Mark Hutt, 36, was charged with first-degree murder in the 2009 death of his wife, Donna Jones.
Hutt will have no chance of parole for at least 25 years.
The jury had begun deliberations Thursday afternoon and delivered its verdict Friday morning to loud cheers and applause in the courtroom.
The defence had argued on Wednesday, as the trial entered its fifth week, Hutt should be found guilty of the lesser crime of criminal negligence causing death.
The jury could have found Hutt guilty of first-degree murder, second-degree murder or criminal negligence causing death.
Derek Jones, Donna's brother, said outside the courtroom the verdict provided some closure for his family.
"An evil man was put to jail for evil crimes done to my sister, and he will pay for the rest of his life," said Derek Jones.
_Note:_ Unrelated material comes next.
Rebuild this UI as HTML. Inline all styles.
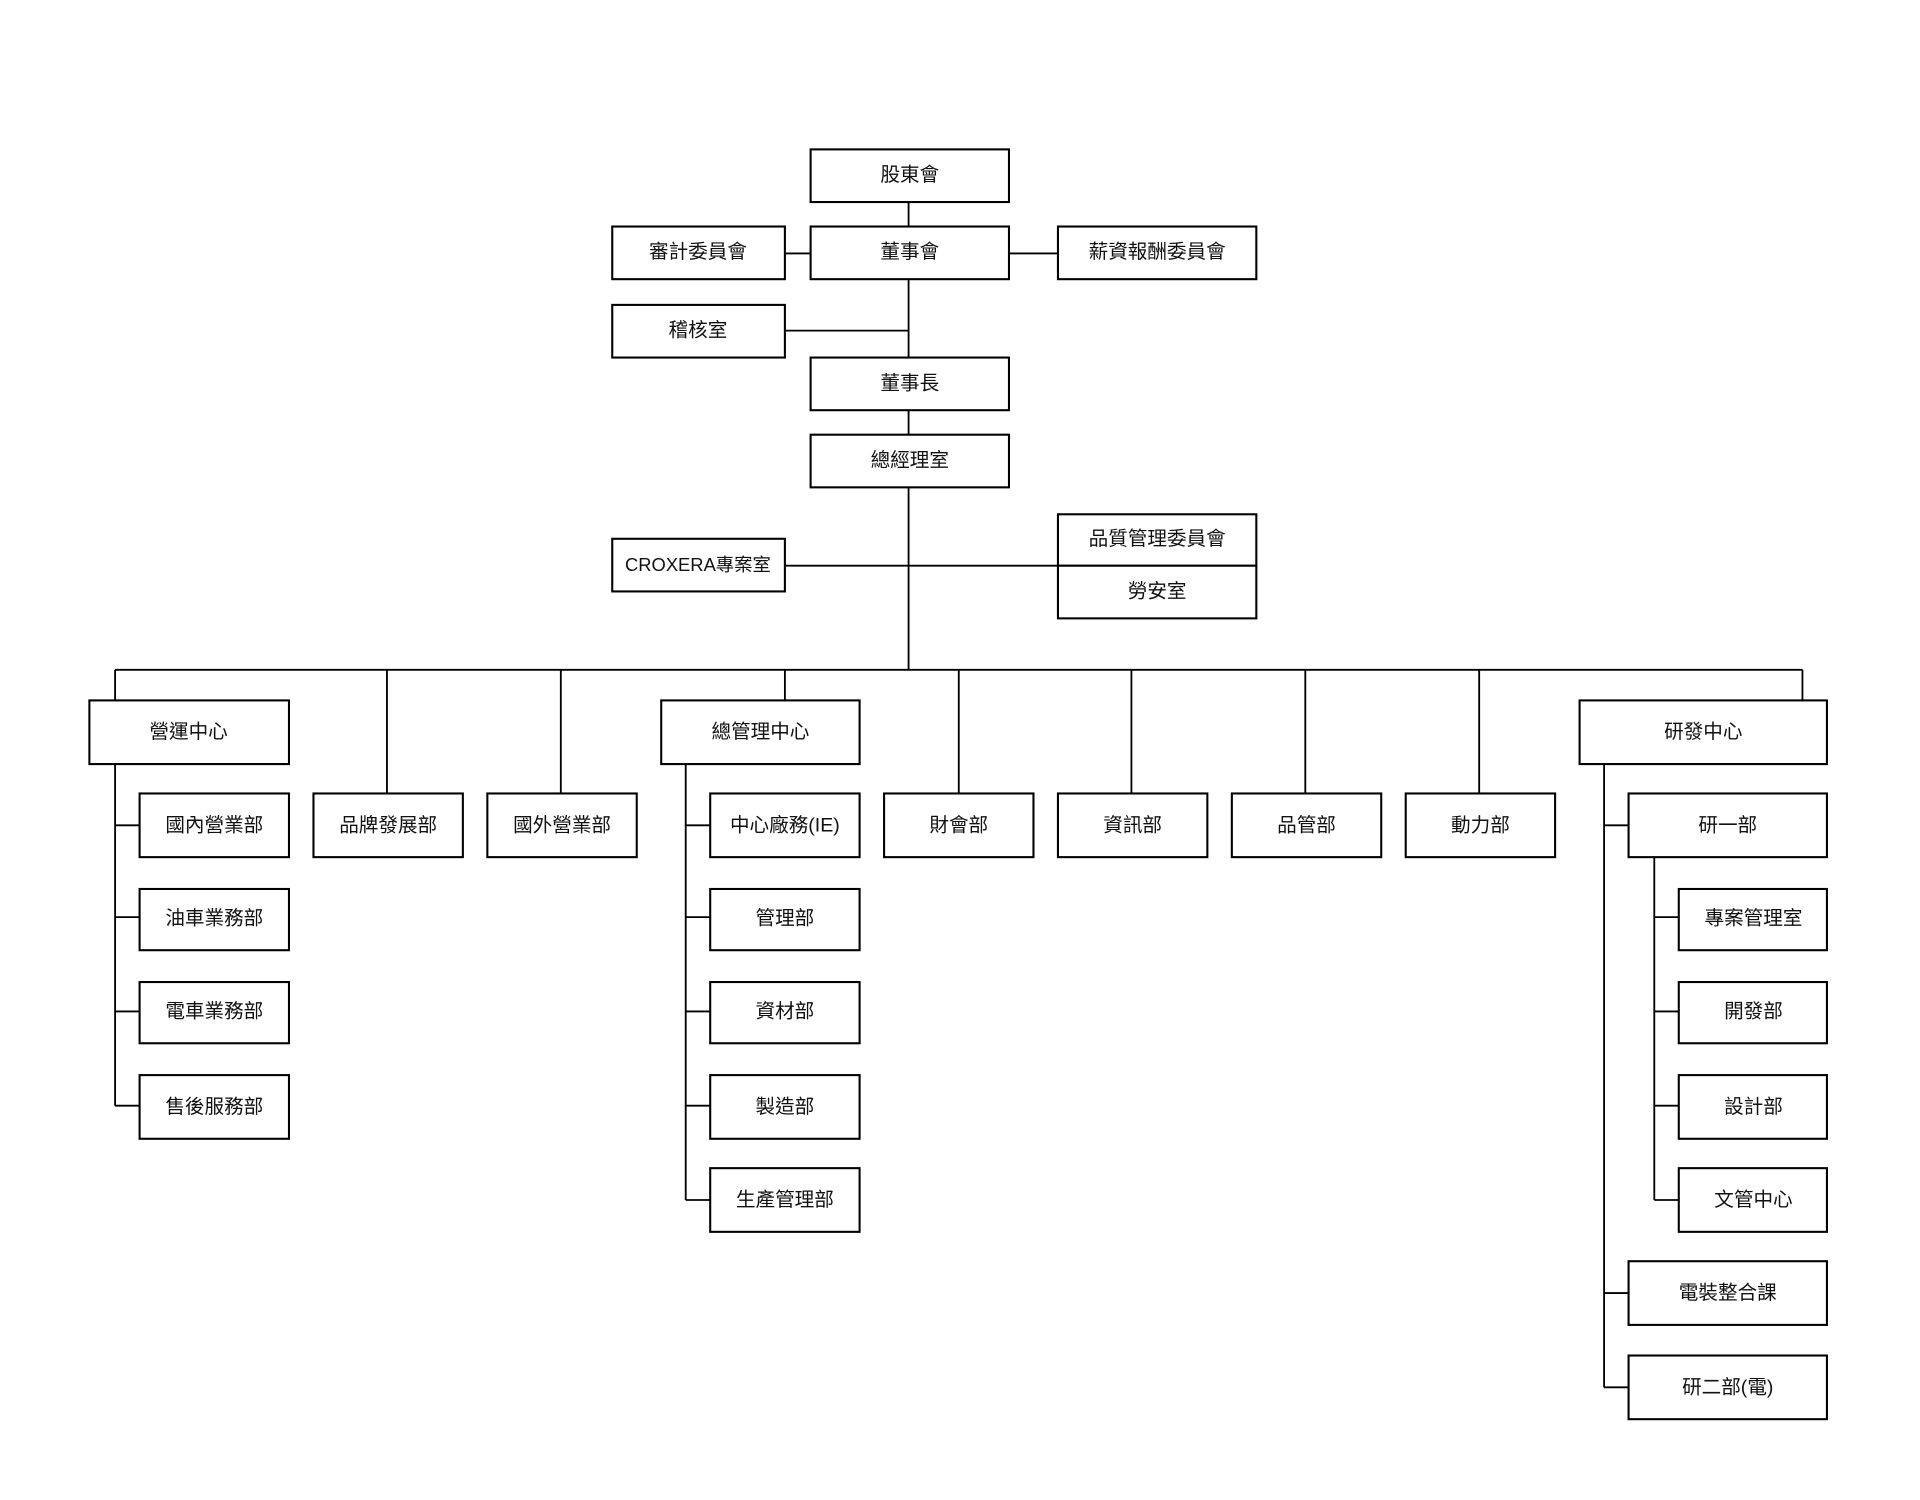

Jones said his sister's death should be a wake-up call to women in abusive relationships to seek out help.
"Please, don't allow it to happen, get help, there's lots of support networks out there, you deserve better, you don't need to suffer anything," said Jones.
Here's a look at some of the key days of testimony in the trial:
The trial began with Crown prosecutor Meaghan Cunningham alleging Hutt scalded his wife and then left her to die in the basement of her home. "Mark Hutt systemically abused Donna Jones — physically, psychologically, financially," said Cunningham.
Jones's family and friends testified that they confronted Jones about suspecting abuse in the relationship and tried to get her to call off the wedding. "Donna wasn't her happy-go-lucky self. She became cold, suspicious, fearful," said her brother Derek.
Childhood friends of Donna Jones took the stand and described their concerns as Jones prepared to marry Hutt. "Seeing her in an unhealthy relationship, I didn't want her to marry that man. I was fearful for her," said Krista Moulds.
Another friend said Jones was "utterly defeated and broken down" after living with Hutt and that she spent lavishly to buy her husband gifts.
An Ottawa police officer testified in court Thursday that Donna Jones died one day before the officer could meet with her concerning allegations of spousal abuse.
Police and paramedics who responded after Hutt called 911 said they were shocked by the extent of Jones's injuries. "I've never seen anything like this in my life," said Ottawa police Det. Tara Anderson.
A burn expert testified Jones's injuries were consistent with someone who had a "kitchen pot" of hot liquid poured over her back.
Hutt had told police his wife had burned herself when she fell into a fire pit, but in a police interview shown to the court, he changed his story and admitted he had knocked over a pot of boiling water onto her accidentally.
In a second interview with police shown in court, Hutt said that he could understand a charge of negligence in her death, but didn't believe he should be charged with murder.
A police forensic officer gave a detailed description of the crime scene in the basement of the victim's home and said more than 30 pellets were found in Jones's body.
Dr. Christopher Milroy told the court Jones had extensive burns and injuries, including nine fractured ribs and 29 air gun pellets embedded in her body.
Hutt's lawyer argued that criminal neglect that killed Jones, not abuse, while the Crown argued Hutt constantly abused his wife until the day she died.